Starting at the top of the listing, extract every line up to and including the one with "0.15, -0.65, -4.48];". Pictures stay out of the copy.

#####

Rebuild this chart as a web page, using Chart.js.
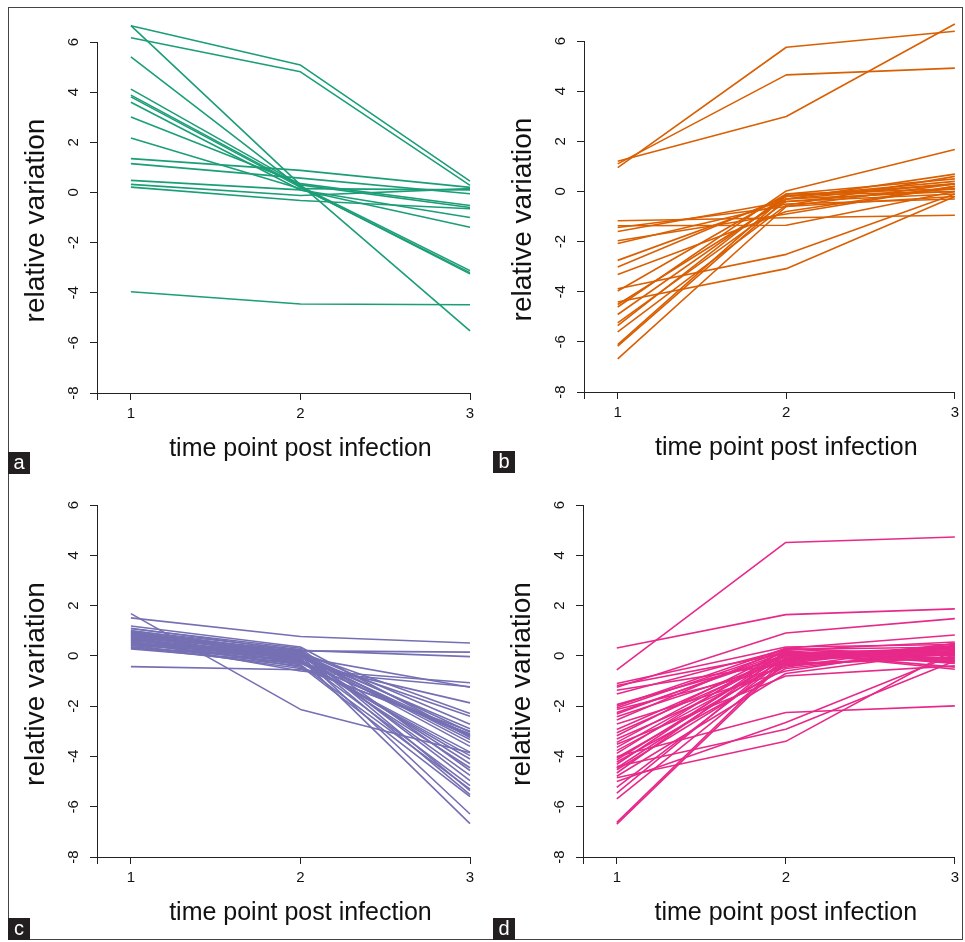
<!DOCTYPE html>
<html><head><meta charset="utf-8">
<script src="https://cdn.jsdelivr.net/npm/chart.js@4.4.0/dist/chart.umd.min.js"></script>
<style>
html,body{margin:0;padding:0;background:#fff;}
body{width:965px;height:942px;position:relative;overflow:hidden;font-family:'Liberation Sans',Arial,sans-serif;}
.frame{position:absolute;left:8px;top:7px;width:955px;height:933px;border:1px solid #444;box-sizing:border-box;}
.panel{position:absolute;}
.tag{position:absolute;width:22px;height:22px;background:#231f20;color:#fff;font-size:20px;line-height:21px;text-align:center;z-index:5;}
</style></head><body>
<div class="frame"></div>
<div class="panel" style="left:0;top:0;width:480px;height:472px"><canvas id="pa"></canvas></div>
<div class="panel" style="left:482px;top:0;width:482px;height:472px"><canvas id="pb"></canvas></div>
<div class="panel" style="left:0;top:472px;width:480px;height:470px"><canvas id="pc"></canvas></div>
<div class="panel" style="left:482px;top:472px;width:482px;height:470px"><canvas id="pd"></canvas></div>
<div class="tag" style="left:8px;top:452px">a</div>
<div class="tag" style="left:493px;top:451px">b</div>
<div class="tag" style="left:8px;top:918px">c</div>
<div class="tag" style="left:493px;top:918px">d</div>
<script>
// ---- data ----
const timePoints = [1, 2, 3];
const xTickValues = [0.8, 1, 2, 3];
const xTickLabels = ['', '1', '2', '3'];
const yTickValues = [-8, -6, -4, -2, 0, 2, 4, 6];
const yTickLabels = ['-8', '-6', '-4', '-2', '0', '2', '4', '6'];
const xTitle = 'time point post infection';
const yTitle = 'relative variation';
const panelTags = ['a', 'b', 'c', 'd'];

// panel a (each index = one gene profile)
const aT1 = [6.65, 6.17, 6.65, 5.41, 4.12, 3.88, 3.81, 3.60, 3.01, 2.17, 1.35, 1.15, 0.48, 0.32, 0.21, -3.96];
const aT2 = [5.08, 4.81, 0.30, 0.20, 0.30, 0.25, 0.20, 0.10, 0.35, 0.15, 0.88, 0.57, 0.10, -0.12, -0.32, -4.45];
const aT3 = [0.45, 0.28, -5.52, -3.20, -0.60, -3.12, -3.25, -1.00, -0.52, 0.10, 0.20, -0.05, -1.39, 0.15, -0.65, -4.48];

// panel b
const bT1 = [0.95, 1.10, 1.20, -1.17, -1.37, -1.44, -1.60, -1.97, -2.08, -2.75, -3.01, -3.88, -3.31, -3.97, -4.41, -4.51, -4.61, -4.91, -5.24, -5.35, -5.60, -6.11, -6.17, -6.68];
const bT2 = [5.75, 4.65, 2.99, -1.05, -1.35, -0.60, -0.40, -0.90, -0.50, -0.30, -0.20, -2.51, -0.80, -0.10, -3.08, -0.30, 0.02, -0.20, -0.40, -0.10, -0.55, -0.15, -0.30, -0.60];
const bT3 = [6.39, 4.92, 6.68, -0.95, 0.00, 0.30, 0.10, 0.20, -0.30, 0.69, 0.40, -0.10, 0.20, 0.50, -0.20, 0.00, 1.67, 0.30, -0.10, 0.10, 0.60, 0.00, 0.30, -0.20];

// panel c
const cT1 = [1.68, 1.51, -0.43, 1.19, 1.10, 1.08, 1.01, 0.99, 0.97, 0.93, 0.93, 0.90, 0.86, 0.85, 0.84, 0.80, 0.78, 0.78, 0.74, 0.71, 0.70, 0.66, 0.64, 0.63, 0.60, 0.59, 0.55, 0.52, 0.51, 0.47, 0.45, 0.43, 0.40, 0.36, 0.33, 0.30, 0.27];
const cT2 = [-2.13, 0.77, -0.55, 0.35, 0.20, 0.30, 0.10, 0.25, -0.05, 0.15, 0.05, -0.10, 0.22, 0.00, -0.20, 0.12, -0.15, 0.08, -0.30, 0.18, -0.45, 0.02, -0.08, -0.25, 0.10, -0.60, -0.12, 0.05, -0.35, -0.02, -0.18, -0.50, 0.07, -0.22, -0.40, -0.05, -0.28];
const cT3 = [-3.85, 0.51, -1.07, -3.25, 0.15, -4.56, -3.03, -5.36, -1.25, -2.72, -3.60, -6.67, -0.03, -4.29, -3.18, -2.29, -5.16, -3.45, -1.87, -4.96, -3.10, -6.29, -2.40, -3.97, -5.52, -1.23, -4.45, -3.33, -5.30, -2.90, -4.10, -3.00, -4.75, -3.20, -5.60, -3.15, -3.83];

// panel d
const dT1 = [-0.56, 0.31, -1.25, -4.00, -5.00, -4.40, -4.85, -6.69, -6.62, -2.00, -1.10, -1.18, -1.37, -1.52, -1.94, -2.07, -2.13, -2.25, -2.31, -2.42, -2.55, -2.71, -2.93, -3.06, -3.18, -3.31, -3.44, -3.52, -3.64, -3.77, -3.88, -4.05, -4.13, -4.22, -4.31, -4.46, -4.53, -4.66, -4.79, -5.23, -5.46, -5.69];
const dT2 = [4.51, 1.64, 0.91, -2.25, -2.65, -2.92, -3.40, -0.20, -0.10, 0.30, 0.35, 0.10, -0.30, 0.25, -0.05, 0.20, -0.45, 0.05, 0.15, -0.20, 0.30, -0.60, 0.00, -0.10, 0.22, -0.35, 0.12, -0.80, 0.08, -0.15, 0.28, -0.25, 0.02, -0.50, 0.18, -0.08, -0.40, 0.14, -0.70, -0.12, 0.06, -0.30];
const dT3 = [4.73, 1.87, 1.48, -1.99, 0.05, -0.20, 0.25, 0.30, 0.10, 0.83, 0.45, 0.20, -0.10, 0.35, 0.05, -0.30, 0.50, 0.15, -0.53, 0.28, 0.00, 0.40, -0.20, 0.10, 0.55, -0.05, 0.25, -0.40, 0.32, 0.12, -0.15, 0.48, 0.02, 0.22, -0.25, 0.38, 0.08, -0.45, 0.18, 0.30, -0.08, 0.42];

const panelColors = ['#1B9E77', '#D95F02', '#7570B3', '#E7298A'];

// ---- drawing ----
const FONT = "'Liberation Sans', Arial, Helvetica, sans-serif";
Chart.defaults.font.family = FONT;
const AXIS = '#222';

const axisTitlePlugin = {
  id: 'axisTitles',
  afterDraw(chart, args, o) {
    const {ctx, chartArea, scales} = chart;
    ctx.save();
    ctx.fillStyle = '#111';
    ctx.textAlign = 'center';
    ctx.textBaseline = 'middle';
    ctx.font = o.xSize + 'px ' + FONT;
    ctx.fillText(o.xText, scales.x.getPixelForValue(2), chartArea.bottom + o.xGap);
    ctx.font = o.ySize + 'px ' + FONT;
    ctx.translate(chartArea.left - o.yGap, (chartArea.top + chartArea.bottom) / 2 + o.yShift);
    ctx.rotate(-Math.PI / 2);
    ctx.fillText(o.yText, 0, 0);
    ctx.restore();
  }
};

function makePanel(id, t1, t2, t3, color, yAxisW, xAxisH, padTop, padRight) {
  const datasets = t1.map((v, i) => ({
    data: [
      {x: timePoints[0], y: t1[i]},
      {x: timePoints[1], y: t2[i]},
      {x: timePoints[2], y: t3[i]}
    ],
    borderColor: color,
    borderWidth: 1.6,
    pointRadius: 0,
    tension: 0,
    fill: false,
    clip: false,
    borderJoinStyle: 'round',
    borderCapStyle: 'butt'
  }));
  return new Chart(document.getElementById(id), {
    type: 'line',
    data: {datasets},
    options: {
      responsive: true,
      maintainAspectRatio: false,
      animation: false,
      events: [],
      layout: {padding: {top: padTop, right: padRight, left: 0, bottom: 0}},
      plugins: {
        legend: {display: false},
        tooltip: {enabled: false},
        axisTitles: {xText: xTitle, yText: yTitle, xSize: 25, ySize: 28, xGap: 56, yGap: 61, yShift: 3}
      },
      scales: {
        x: {
          type: 'linear', min: 0.8, max: 3,
          afterBuildTicks: s => { s.ticks = xTickValues.map(v => ({value: v})); },
          afterFit: s => { s.height = xAxisH; },
          grid: {display: true, drawOnChartArea: false, drawTicks: true, tickLength: 7, color: AXIS, lineWidth: 1},
          border: {display: true, color: AXIS, width: 1},
          ticks: {autoSkip: false, maxRotation: 0, padding: 5, color: '#111', font: {size: 15},
                  callback: (v, i) => xTickLabels[i]}
        },
        y: {
          type: 'linear', min: -8, max: 6,
          afterBuildTicks: s => { s.ticks = yTickValues.map(v => ({value: v})); },
          afterFit: s => { s.width = yAxisW; },
          grid: {display: true, drawOnChartArea: false, drawTicks: true, tickLength: 7, color: AXIS, lineWidth: 1},
          border: {display: true, color: AXIS, width: 1},
          ticks: {autoSkip: false, minRotation: 90, maxRotation: 90, crossAlign: 'center', padding: 9,
                  color: '#111', font: {size: 15}, callback: (v, i) => yTickLabels[i]}
        }
      }
    },
    plugins: [axisTitlePlugin]
  });
}

makePanel('pa', aT1, aT2, aT3, panelColors[0], 97, 79, 42, 10);
makePanel('pb', bT1, bT2, bT3, panelColors[1], 102, 80, 41, 8);
makePanel('pc', cT1, cT2, cT3, panelColors[2], 97, 85, 33, 10);
makePanel('pd', dT1, dT2, dT3, panelColors[3], 101, 85, 33, 8);
</script>
</body></html>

#####

**FINISHED ANSWER:**
Rebuild this chart as a web page, using Chart.js.
<!DOCTYPE html>
<html><head><meta charset="utf-8">
<script src="https://cdn.jsdelivr.net/npm/chart.js@4.4.0/dist/chart.umd.min.js"></script>
<style>
html,body{margin:0;padding:0;background:#fff;}
body{width:965px;height:942px;position:relative;overflow:hidden;font-family:'Liberation Sans',Arial,sans-serif;}
.frame{position:absolute;left:8px;top:7px;width:955px;height:933px;border:1px solid #444;box-sizing:border-box;}
.panel{position:absolute;}
.tag{position:absolute;width:22px;height:22px;background:#231f20;color:#fff;font-size:20px;line-height:21px;text-align:center;z-index:5;}
</style></head><body>
<div class="frame"></div>
<div class="panel" style="left:0;top:0;width:480px;height:472px"><canvas id="pa"></canvas></div>
<div class="panel" style="left:482px;top:0;width:482px;height:472px"><canvas id="pb"></canvas></div>
<div class="panel" style="left:0;top:472px;width:480px;height:470px"><canvas id="pc"></canvas></div>
<div class="panel" style="left:482px;top:472px;width:482px;height:470px"><canvas id="pd"></canvas></div>
<div class="tag" style="left:8px;top:452px">a</div>
<div class="tag" style="left:493px;top:451px">b</div>
<div class="tag" style="left:8px;top:918px">c</div>
<div class="tag" style="left:493px;top:918px">d</div>
<script>
// ---- data ----
const timePoints = [1, 2, 3];
const xTickValues = [0.8, 1, 2, 3];
const xTickLabels = ['', '1', '2', '3'];
const yTickValues = [-8, -6, -4, -2, 0, 2, 4, 6];
const yTickLabels = ['-8', '-6', '-4', '-2', '0', '2', '4', '6'];
const xTitle = 'time point post infection';
const yTitle = 'relative variation';
const panelTags = ['a', 'b', 'c', 'd'];

// panel a (each index = one gene profile)
const aT1 = [6.65, 6.17, 6.65, 5.41, 4.12, 3.88, 3.81, 3.60, 3.01, 2.17, 1.35, 1.15, 0.48, 0.32, 0.21, -3.96];
const aT2 = [5.08, 4.81, 0.30, 0.20, 0.30, 0.25, 0.20, 0.10, 0.35, 0.15, 0.88, 0.57, 0.10, -0.12, -0.32, -4.45];
const aT3 = [0.45, 0.28, -5.52, -3.20, -0.60, -3.12, -3.25, -1.00, -0.52, 0.10, 0.20, -0.05, -1.39, 0.15, -0.65, -4.48];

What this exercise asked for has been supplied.